Biggest Surprise: Jeff Daniels – The Newsroom (HBO)
Biggest Snub: Andrew Lincoln – The Walking Dead (AMC)
Outstanding Lead Actress in a Drama
This category yielded some of the most surprising nominations in this year’s Emmys. Some of them were satisfying, like Vera Farmiga for her excellent work as twisted mother Norma Bates on A&E’s breakout Bates Motel. And some of them were a little frustrating, like Connie Britton on ABC’s Nashville, an uneven guilty pleasure show that went through some considerable growing pains. The category nominated seven actresses, as opposed to the standard six, which suggests the TV Academy struggled to narrow down the contenders, so there were likely many other actresses who were very close to receiving the nod that Britton ultimately (read: inexplicably) earned. Tatiana Maslany played not one but seven characters to perfection on BBC America’s Orphan Black, masterfully differentiating each performance with distinctive looks, styles, accents, and mannerisms. No one else on TV can claim to play both the protagonist and antagonist of their show, along with most of the supporting characters. Maslany’s omission, after her win at the Critic’s Choice Awards, was likely the biggest snub of any category at the Emmys this year. Other deserving candidates included Jennifer Carpenter for her increasingly terrific work on SHOWTIME’s Dexter, Lena Headey and Michelle Fairley of HBO’s Game of Thrones, and Keri Russell, the compelling center of FX’s The Americans. Julianne Margulies was also snubbed this year, though CBS’s The Good Wife had another strong season.
Biggest Surprise: Connie Britton – Nashville (ABC)
Biggest Snub: Tatiana Maslany, Orphan Black (BBC America)
Outstanding Lead Actor in a Comedy
Usual suspects Jim Parsons (The Big Bang Theory) and Alec Baldwin (30 Rock) again received nods, but the category also found room to recognize underdogs like Matt LeBlanc for his wonderful, self-aware role on SHOWTIME’s Episodes and Jason Bateman for being the best part of Netflix’s revived Arrested Development. Louis C.K. picked up another well-deserved nomination for his work on Louie, and Don Cheadle was also recognized for SHOWTIME’s House of Lies. The weak spot in that line-up is definitely Cheadle, who suffers from the reputation of his show, generally criticized for listless writing. However, the TV Academy clearly likes Cheadle on TV, as they also nominated him last year, to the surprise of many. As far as snubs are concerned, Jake Johnson should have picked up a nomination for his consistently hilarious acting on FOX’s New Girl. Johnson really came into his own as a romantic and comedic lead for the show this past season, delivering many of the show’s best lines and moments. Despite a greatly improved role, he suffered from the total lack of love for New Girl from the TV Academy this year. John Krasinski was the heart of The Office in its final season, but evidently the show wore out its welcome around the time Steve Carrell packed his bags. Finally, Jon Cryer was also snubbed for Two and a Half Men after the TV Academy gave him the award last year, suggesting the goodwill towards him after the show’s Charlie Sheen crisis has all but evaporated.

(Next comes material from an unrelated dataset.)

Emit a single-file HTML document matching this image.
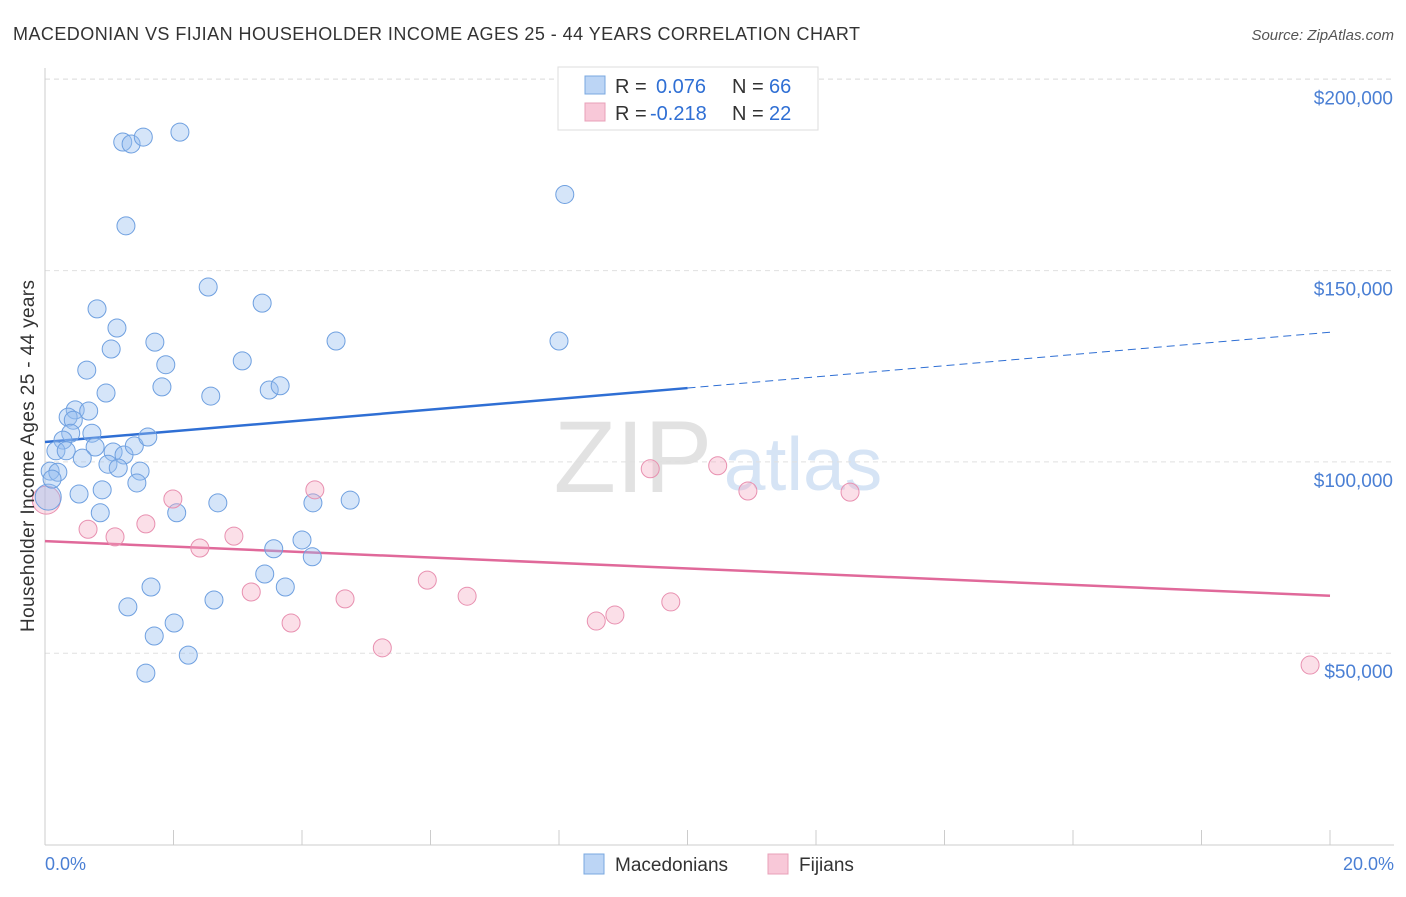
<!DOCTYPE html>
<html><head><meta charset="utf-8"><style>
body{margin:0;background:#fff;font-family:"Liberation Sans",sans-serif;}
svg text{font-family:"Liberation Sans",sans-serif;}
</style></head><body>
<svg width="1406" height="892" xmlns="http://www.w3.org/2000/svg">
<text x="13" y="40" font-size="18" fill="#333" textLength="847">MACEDONIAN VS FIJIAN HOUSEHOLDER INCOME AGES 25 - 44 YEARS CORRELATION CHART</text>
<text x="1394" y="40" font-size="15" fill="#555" font-style="italic" text-anchor="end">Source: ZipAtlas.com</text>
<g>
<text x="633" y="492" font-size="102" fill="#e2e2e2" text-anchor="middle" font-family="Liberation Serif">ZIP</text>
<text x="803" y="490" font-size="75" fill="#d6e4f5" text-anchor="middle">atlas</text>
</g>
<g id="grid"></g>
<g id="axes"></g>
<g id="lines"></g>
<g id="pts"></g>
<text x="34" y="456" font-size="19" fill="#333" text-anchor="middle" textLength="352" transform="rotate(-90 34 456)">Householder Income Ages 25 - 44 years</text>
<text x="45" y="870" font-size="18" fill="#4a7fd4">0.0%</text>
<text x="1394" y="870" font-size="18" fill="#4a7fd4" text-anchor="end">20.0%</text>
<g>
<rect x="558" y="67" width="260" height="63" fill="#fff" stroke="#ddd"/>
<rect x="585" y="76" width="20" height="18" fill="#bcd5f5" stroke="#7aa8e0"/>
<rect x="585" y="103" width="20" height="18" fill="#f8c8d8" stroke="#e8a0b8"/>
<text x="615" y="93" font-size="20" fill="#333">R = <tspan x="656" fill="#2f6fd4">0.076</tspan><tspan x="732">N = </tspan><tspan x="769" fill="#2f6fd4">66</tspan></text>
<text x="615" y="120" font-size="20" fill="#333">R = <tspan x="650" fill="#2f6fd4">-0.218</tspan><tspan x="732">N = </tspan><tspan x="769" fill="#2f6fd4">22</tspan></text>
</g>
<g>
<rect x="584" y="854" width="20" height="20" fill="#bcd5f5" stroke="#7aa8e0"/>
<text x="615" y="871" font-size="19" fill="#333">Macedonians</text>
<rect x="768" y="854" width="20" height="20" fill="#f8c8d8" stroke="#e8a0b8"/>
<text x="799" y="871" font-size="19" fill="#333">Fijians</text>
</g>
</svg>
<script>
const yTicks=[50000,100000,150000,200000];
const yTickLabels=["$50,000","$100,000","$150,000","$200,000"];
const xTicks=[0,2,4,6,8,10,12,14,16,18,20];
const blueX=[1.21,1.34,1.53,2.10,1.26,8.09,2.54,3.38,0.81,1.12,1.03,1.71,1.88,3.07,4.53,8.00,0.65,0.95,1.82,2.58,3.49,3.66,0.47,0.68,0.36,0.44,0.40,0.73,0.28,0.17,0.33,0.78,1.06,1.23,1.39,1.60,0.98,1.14,0.58,1.48,0.08,0.20,0.11,1.43,0.53,0.89,2.69,4.17,4.75,0.86,2.05,3.56,4.00,4.16,3.42,3.74,1.65,1.29,2.63,2.01,1.70,2.23,1.57];
const blueY=[183600,183100,184900,186200,161700,169900,145700,141500,140000,135000,129500,131300,125400,126400,131600,131600,124000,118000,119600,117200,118800,119900,113600,113300,111700,110900,107500,107500,105700,102900,102900,103900,102600,101800,104200,106500,99400,98400,101000,97600,97600,97300,95500,94500,91600,92700,89300,89300,90000,86700,86700,77300,79600,75200,70700,67300,67300,62100,63900,57900,54500,49500,44800];
const pinkX=[0.67,1.09,1.57,1.99,2.41,2.94,3.21,3.83,4.20,4.67,5.25,5.95,6.57,8.58,8.87,9.42,9.74,10.47,10.94,12.53,19.69];
const pinkY=[82400,80400,83800,90300,77500,80600,66000,57900,92700,64200,51400,69100,64900,58400,60000,98200,63400,99000,92400,92100,46900];
const bigBlue=[0.05,90800], bigPink=[0.02,90000];
const blueTrend=[105200,119300,133900]; // at 0%, 10%, 20%
const pinkTrend=[79300,65000]; // at 0%, 20%
const X=v=>45+v*64.25, Y=v=>844.5-v/50000*191.3;
const NS="http://www.w3.org/2000/svg";
function mk(p,t,a){const e=document.createElementNS(NS,t);for(const k in a)e.setAttribute(k,a[k]);document.getElementById(p).appendChild(e);return e;}
yTicks.forEach((v,i)=>{
 const g=mk('grid','line',{x1:45,x2:1394,y1:Y(v),y2:Y(v),stroke:'#e0e0e0','stroke-dasharray':'5,4'});
 
 
 const t=mk('grid','text',{x:1393,y:Y(v)+25,'font-size':19,fill:'#4a7fd4','text-anchor':'end'});
 t.textContent=yTickLabels[i];
 
 
});
{const g=mk('grid','line',{x1:45,x2:1394,y1:79,y2:79,stroke:'#e0e0e0','stroke-dasharray':'5,4'});
 
 }
const ax=mk('axes','line',{x1:45,x2:45,y1:68,y2:845,stroke:'#ccc'});


const bx=mk('axes','line',{x1:45,x2:1394,y1:845,y2:845,stroke:'#ccc'});


xTicks.forEach(v=>{const t=mk('axes','line',{x1:X(v),x2:X(v),y1:830,y2:845,stroke:'#ccc'});
 
 });
let l=mk('lines','line',{x1:X(0),y1:Y(blueTrend[0]),x2:X(10),y2:Y(blueTrend[1]),stroke:'#2f6fd4','stroke-width':2.5});


l=mk('lines','line',{x1:X(10),y1:Y(blueTrend[1]),x2:X(20),y2:Y(blueTrend[2]),stroke:'#2f6fd4','stroke-width':1,'stroke-dasharray':'8,5'});


l=mk('lines','line',{x1:X(0),y1:Y(pinkTrend[0]),x2:X(20),y2:Y(pinkTrend[1]),stroke:'#e0699a','stroke-width':2.5});


function pt(x,y,r,blue,name){const c=mk('pts','circle',{cx:X(x),cy:Y(y),r:r,fill:blue?'rgba(150,190,240,0.4)':'rgba(245,170,195,0.38)',stroke:blue?'#6fa0e0':'#e890b0','stroke-width':1});
 
 }
pt(bigPink[0],bigPink[1],14,false,'fijian-point');
pt(bigBlue[0],bigBlue[1],13,true,'macedonian-point');
blueX.forEach((x,i)=>pt(x,blueY[i],9,true,'macedonian-point'));
pinkX.forEach((x,i)=>pt(x,pinkY[i],9,false,'fijian-point'));
</script>
</body></html>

Biggest Surprise: Jason Bateman – Arrested Development (Netflix)
Biggest Snub: Jake Johnson – New Girl (FOX)
Outstanding Lead Actress in a Comedy
This category included comedy juggernauts like Tina Fey (30 Rock) and Julia Louis-Dreyfus (Veep), while still acknowledging the more subtle work of underdogs like Laura Dern (Enlightened) and Edie Falco (Nurse Jackie), in what was probably the fairest distribution of nominations this year. That said, many terrific actresses got shut out, which is particularly frustrating considering the Lead Actress in a Drama category had seven slots this year, while Lead Actress in a Comedy only had six. That seventh slot would have likely gone to Zooey Deschanel for her increasingly expressive and exciting work on New Girl. Deschanel really developed her character this past season, transforming Jess Day from the quirky weirdo of the first season into a fully formed, easily likable protagonist by taking bold risks and consistently humanizing her, particularly in her romantic storyline with roommate Nick Miller (Jake Johnson). Melissa McCarthy was also snubbed for her work on CBS’s Mike and Molly, likely just missing the cut. It’s possible that her lucrative film career overexposed her to voters, who instead opted for lesser-known actresses.